* _What you need to do_
Take each line containing "with" and report it exactly as written.

====== Material to process

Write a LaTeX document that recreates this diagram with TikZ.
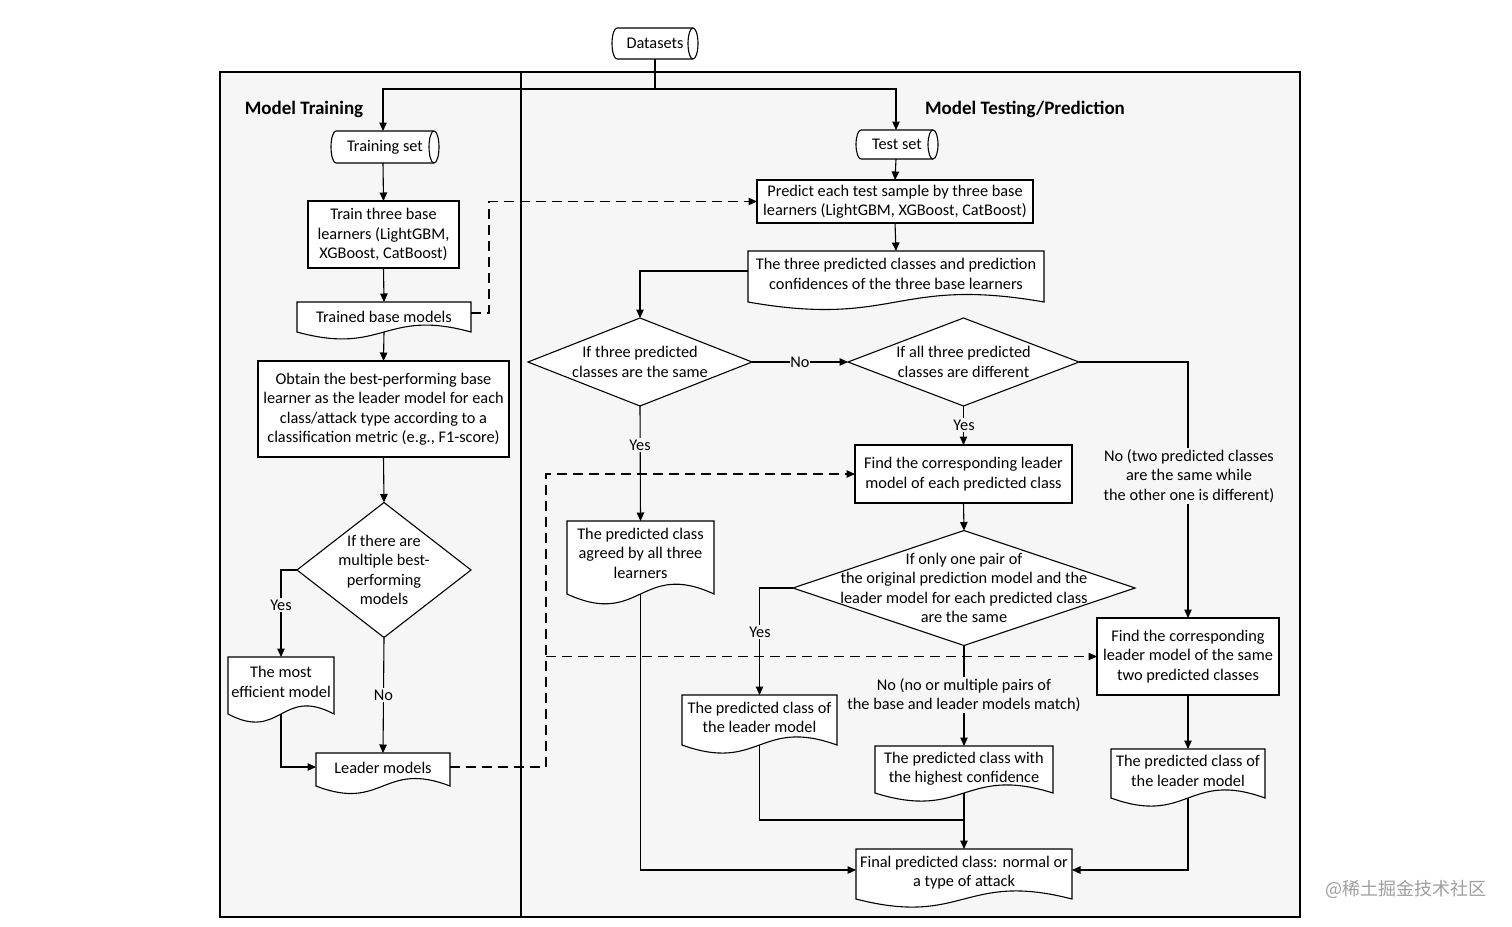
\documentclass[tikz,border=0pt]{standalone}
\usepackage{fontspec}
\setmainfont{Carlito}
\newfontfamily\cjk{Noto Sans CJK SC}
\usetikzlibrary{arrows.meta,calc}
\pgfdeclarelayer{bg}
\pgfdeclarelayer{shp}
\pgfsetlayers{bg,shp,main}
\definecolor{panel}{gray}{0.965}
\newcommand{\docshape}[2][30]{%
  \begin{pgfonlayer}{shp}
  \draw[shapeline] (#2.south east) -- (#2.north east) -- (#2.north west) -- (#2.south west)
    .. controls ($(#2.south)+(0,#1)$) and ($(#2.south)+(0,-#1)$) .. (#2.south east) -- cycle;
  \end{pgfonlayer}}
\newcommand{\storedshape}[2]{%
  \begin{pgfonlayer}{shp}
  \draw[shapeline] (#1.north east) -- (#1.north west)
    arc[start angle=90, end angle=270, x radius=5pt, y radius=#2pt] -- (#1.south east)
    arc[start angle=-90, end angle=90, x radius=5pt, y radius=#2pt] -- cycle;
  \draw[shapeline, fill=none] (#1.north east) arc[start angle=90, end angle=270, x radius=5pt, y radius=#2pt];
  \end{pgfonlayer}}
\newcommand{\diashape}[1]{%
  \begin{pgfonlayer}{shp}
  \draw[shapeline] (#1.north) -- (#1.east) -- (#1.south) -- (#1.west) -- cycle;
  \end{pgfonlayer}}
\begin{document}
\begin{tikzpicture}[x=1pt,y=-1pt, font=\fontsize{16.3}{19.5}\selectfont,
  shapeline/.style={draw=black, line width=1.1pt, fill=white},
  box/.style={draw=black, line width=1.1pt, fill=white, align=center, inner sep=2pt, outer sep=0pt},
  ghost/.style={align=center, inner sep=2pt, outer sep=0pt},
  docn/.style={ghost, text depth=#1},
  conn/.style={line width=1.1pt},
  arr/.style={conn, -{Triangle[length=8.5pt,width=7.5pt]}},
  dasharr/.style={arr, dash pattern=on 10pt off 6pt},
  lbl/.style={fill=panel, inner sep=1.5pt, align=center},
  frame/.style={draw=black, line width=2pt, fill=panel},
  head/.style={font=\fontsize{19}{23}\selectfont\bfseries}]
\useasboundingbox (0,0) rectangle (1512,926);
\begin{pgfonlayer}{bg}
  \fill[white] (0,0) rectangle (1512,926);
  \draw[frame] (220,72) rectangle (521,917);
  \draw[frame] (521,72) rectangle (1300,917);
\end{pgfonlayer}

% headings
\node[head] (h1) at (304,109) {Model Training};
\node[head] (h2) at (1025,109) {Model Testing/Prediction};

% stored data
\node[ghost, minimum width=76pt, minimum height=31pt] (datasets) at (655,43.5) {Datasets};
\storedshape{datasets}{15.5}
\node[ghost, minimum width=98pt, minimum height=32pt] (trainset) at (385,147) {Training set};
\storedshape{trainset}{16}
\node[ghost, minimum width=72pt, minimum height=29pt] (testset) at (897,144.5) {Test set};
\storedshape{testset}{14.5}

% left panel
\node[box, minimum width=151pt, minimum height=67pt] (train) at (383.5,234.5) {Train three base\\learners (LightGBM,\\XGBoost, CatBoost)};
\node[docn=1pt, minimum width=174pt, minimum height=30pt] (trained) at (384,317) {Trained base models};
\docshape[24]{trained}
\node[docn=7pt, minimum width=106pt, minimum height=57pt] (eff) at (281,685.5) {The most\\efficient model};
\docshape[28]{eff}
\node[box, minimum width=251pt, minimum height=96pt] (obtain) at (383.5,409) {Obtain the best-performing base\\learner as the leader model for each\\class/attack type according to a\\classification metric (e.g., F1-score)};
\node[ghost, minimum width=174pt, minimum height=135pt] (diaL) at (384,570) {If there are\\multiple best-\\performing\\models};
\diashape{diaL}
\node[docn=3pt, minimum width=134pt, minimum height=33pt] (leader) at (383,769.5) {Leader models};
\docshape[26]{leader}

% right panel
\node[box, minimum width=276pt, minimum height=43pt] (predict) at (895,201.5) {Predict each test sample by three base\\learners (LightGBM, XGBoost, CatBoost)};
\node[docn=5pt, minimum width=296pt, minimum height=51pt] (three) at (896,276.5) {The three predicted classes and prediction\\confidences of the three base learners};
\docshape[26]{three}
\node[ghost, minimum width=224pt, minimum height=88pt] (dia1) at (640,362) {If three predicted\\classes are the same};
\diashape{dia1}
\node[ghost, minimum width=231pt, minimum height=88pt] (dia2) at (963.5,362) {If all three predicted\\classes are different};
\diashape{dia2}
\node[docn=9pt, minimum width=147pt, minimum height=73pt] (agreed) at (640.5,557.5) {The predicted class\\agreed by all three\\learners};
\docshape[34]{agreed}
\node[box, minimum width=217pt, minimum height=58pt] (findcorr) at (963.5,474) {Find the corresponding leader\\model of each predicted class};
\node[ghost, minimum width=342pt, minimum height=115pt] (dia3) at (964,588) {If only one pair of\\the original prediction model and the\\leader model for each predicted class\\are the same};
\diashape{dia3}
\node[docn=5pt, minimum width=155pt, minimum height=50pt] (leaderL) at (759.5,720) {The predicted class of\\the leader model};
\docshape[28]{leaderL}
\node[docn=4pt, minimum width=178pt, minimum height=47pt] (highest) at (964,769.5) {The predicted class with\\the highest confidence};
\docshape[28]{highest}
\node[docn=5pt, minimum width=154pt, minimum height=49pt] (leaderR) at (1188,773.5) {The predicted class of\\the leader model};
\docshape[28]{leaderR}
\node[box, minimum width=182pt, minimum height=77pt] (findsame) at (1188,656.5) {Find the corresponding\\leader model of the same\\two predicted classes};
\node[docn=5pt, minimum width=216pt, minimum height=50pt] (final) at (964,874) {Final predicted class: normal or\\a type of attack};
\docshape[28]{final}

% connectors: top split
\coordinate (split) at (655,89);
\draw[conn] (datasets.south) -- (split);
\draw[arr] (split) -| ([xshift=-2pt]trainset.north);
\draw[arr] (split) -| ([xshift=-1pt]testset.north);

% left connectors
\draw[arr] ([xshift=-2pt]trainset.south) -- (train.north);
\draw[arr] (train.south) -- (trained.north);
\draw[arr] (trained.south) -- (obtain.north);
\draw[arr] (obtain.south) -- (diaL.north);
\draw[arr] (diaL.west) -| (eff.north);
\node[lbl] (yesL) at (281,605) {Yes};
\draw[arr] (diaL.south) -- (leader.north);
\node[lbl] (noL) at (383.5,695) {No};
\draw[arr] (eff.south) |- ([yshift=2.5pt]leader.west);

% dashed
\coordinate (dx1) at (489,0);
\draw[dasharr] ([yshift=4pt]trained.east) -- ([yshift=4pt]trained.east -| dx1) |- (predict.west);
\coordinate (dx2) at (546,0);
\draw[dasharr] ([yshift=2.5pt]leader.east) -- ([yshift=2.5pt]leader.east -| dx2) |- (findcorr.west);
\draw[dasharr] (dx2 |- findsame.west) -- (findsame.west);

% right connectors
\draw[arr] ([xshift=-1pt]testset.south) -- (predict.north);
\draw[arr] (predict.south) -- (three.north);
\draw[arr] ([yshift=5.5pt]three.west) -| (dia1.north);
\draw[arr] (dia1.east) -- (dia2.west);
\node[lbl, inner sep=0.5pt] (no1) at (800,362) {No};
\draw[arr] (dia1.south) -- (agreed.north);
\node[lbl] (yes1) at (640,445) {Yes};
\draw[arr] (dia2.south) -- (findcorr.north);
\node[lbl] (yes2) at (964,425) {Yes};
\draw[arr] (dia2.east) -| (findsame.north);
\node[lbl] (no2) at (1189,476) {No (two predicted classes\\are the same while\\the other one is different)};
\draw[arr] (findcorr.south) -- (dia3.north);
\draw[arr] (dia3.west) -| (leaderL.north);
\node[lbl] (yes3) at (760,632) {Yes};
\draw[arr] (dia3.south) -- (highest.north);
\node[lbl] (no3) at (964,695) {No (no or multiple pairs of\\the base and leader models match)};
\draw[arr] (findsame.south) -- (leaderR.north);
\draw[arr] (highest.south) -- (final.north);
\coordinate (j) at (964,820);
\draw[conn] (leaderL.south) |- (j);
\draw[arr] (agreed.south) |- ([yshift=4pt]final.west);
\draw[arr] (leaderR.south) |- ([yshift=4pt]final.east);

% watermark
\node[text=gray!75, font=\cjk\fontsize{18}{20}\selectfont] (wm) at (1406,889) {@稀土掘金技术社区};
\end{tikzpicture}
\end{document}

============
====== Material to process

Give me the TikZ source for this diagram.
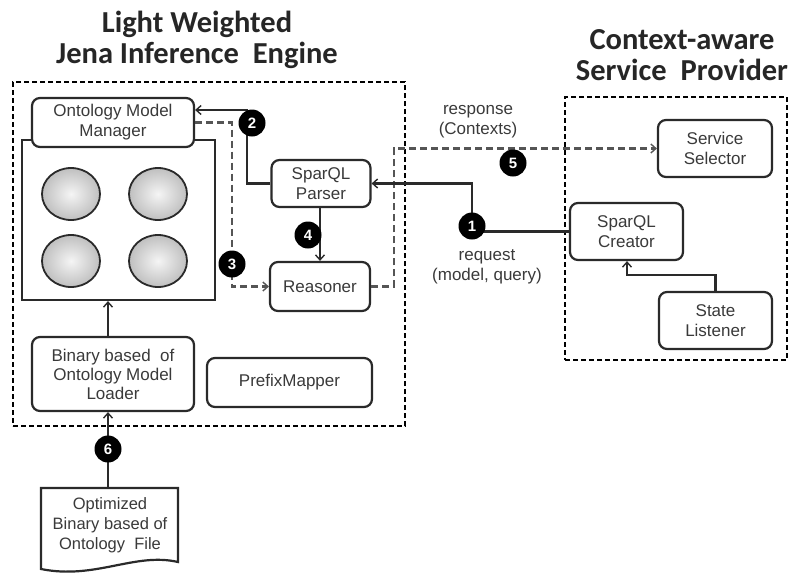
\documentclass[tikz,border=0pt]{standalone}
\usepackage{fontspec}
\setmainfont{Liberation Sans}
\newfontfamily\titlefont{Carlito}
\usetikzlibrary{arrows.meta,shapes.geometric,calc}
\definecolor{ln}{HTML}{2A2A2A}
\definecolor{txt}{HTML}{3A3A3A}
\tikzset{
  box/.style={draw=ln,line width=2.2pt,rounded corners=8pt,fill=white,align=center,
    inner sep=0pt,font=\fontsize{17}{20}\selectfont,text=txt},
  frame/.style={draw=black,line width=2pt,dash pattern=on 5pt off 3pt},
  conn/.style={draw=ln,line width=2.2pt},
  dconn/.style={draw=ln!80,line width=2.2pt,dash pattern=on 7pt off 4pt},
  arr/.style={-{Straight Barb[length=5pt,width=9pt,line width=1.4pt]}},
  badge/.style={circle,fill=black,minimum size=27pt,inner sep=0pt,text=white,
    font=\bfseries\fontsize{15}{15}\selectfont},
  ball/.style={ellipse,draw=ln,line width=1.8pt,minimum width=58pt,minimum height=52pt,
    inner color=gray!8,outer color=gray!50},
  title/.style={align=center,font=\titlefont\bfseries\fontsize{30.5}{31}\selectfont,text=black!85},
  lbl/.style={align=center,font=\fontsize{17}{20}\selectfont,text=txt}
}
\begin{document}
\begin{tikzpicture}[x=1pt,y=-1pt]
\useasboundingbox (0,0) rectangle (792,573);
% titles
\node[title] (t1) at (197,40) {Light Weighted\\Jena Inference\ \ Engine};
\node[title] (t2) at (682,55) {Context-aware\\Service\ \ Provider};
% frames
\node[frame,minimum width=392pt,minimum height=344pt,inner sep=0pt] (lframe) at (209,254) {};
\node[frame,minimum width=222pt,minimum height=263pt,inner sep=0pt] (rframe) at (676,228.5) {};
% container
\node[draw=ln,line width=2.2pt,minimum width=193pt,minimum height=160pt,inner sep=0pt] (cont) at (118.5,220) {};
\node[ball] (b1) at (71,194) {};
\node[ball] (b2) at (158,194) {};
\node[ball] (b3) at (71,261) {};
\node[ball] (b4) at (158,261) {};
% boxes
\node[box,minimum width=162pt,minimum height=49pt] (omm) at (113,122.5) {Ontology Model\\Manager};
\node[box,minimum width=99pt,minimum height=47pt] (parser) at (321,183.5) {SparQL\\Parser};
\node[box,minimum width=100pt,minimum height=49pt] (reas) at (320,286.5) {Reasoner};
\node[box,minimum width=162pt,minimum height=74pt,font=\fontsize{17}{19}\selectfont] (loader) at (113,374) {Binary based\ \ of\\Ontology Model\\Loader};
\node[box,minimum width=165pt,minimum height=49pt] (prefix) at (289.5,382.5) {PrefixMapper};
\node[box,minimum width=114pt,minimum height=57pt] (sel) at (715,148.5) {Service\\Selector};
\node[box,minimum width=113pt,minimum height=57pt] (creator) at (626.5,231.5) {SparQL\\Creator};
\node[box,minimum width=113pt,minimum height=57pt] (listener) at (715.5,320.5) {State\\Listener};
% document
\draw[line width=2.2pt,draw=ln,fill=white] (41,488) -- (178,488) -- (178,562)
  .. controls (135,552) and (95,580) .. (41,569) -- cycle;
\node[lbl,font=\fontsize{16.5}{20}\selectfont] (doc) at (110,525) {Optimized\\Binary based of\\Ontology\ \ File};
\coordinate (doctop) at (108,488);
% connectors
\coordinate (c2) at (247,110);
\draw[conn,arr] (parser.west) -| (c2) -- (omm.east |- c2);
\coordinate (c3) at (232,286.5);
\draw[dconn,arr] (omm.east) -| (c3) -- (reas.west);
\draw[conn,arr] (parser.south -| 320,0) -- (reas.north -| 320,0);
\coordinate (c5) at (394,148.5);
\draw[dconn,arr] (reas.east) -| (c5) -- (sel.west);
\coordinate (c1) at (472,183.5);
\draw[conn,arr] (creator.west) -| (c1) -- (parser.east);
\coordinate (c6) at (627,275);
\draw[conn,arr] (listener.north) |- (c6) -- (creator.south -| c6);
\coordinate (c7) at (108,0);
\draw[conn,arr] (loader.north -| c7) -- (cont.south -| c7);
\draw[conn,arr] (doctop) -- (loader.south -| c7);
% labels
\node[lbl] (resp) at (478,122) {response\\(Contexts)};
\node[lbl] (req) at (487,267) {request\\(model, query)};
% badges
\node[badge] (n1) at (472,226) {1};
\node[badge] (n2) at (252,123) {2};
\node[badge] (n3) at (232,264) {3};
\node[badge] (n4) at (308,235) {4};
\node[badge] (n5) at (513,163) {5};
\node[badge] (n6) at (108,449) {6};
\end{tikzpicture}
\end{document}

============

* _Result of the exercise_
Write a LaTeX document that recreates this diagram with TikZ.
\node[docn=4pt, minimum width=178pt, minimum height=47pt] (highest) at (964,769.5) {The predicted class with\\the highest confidence};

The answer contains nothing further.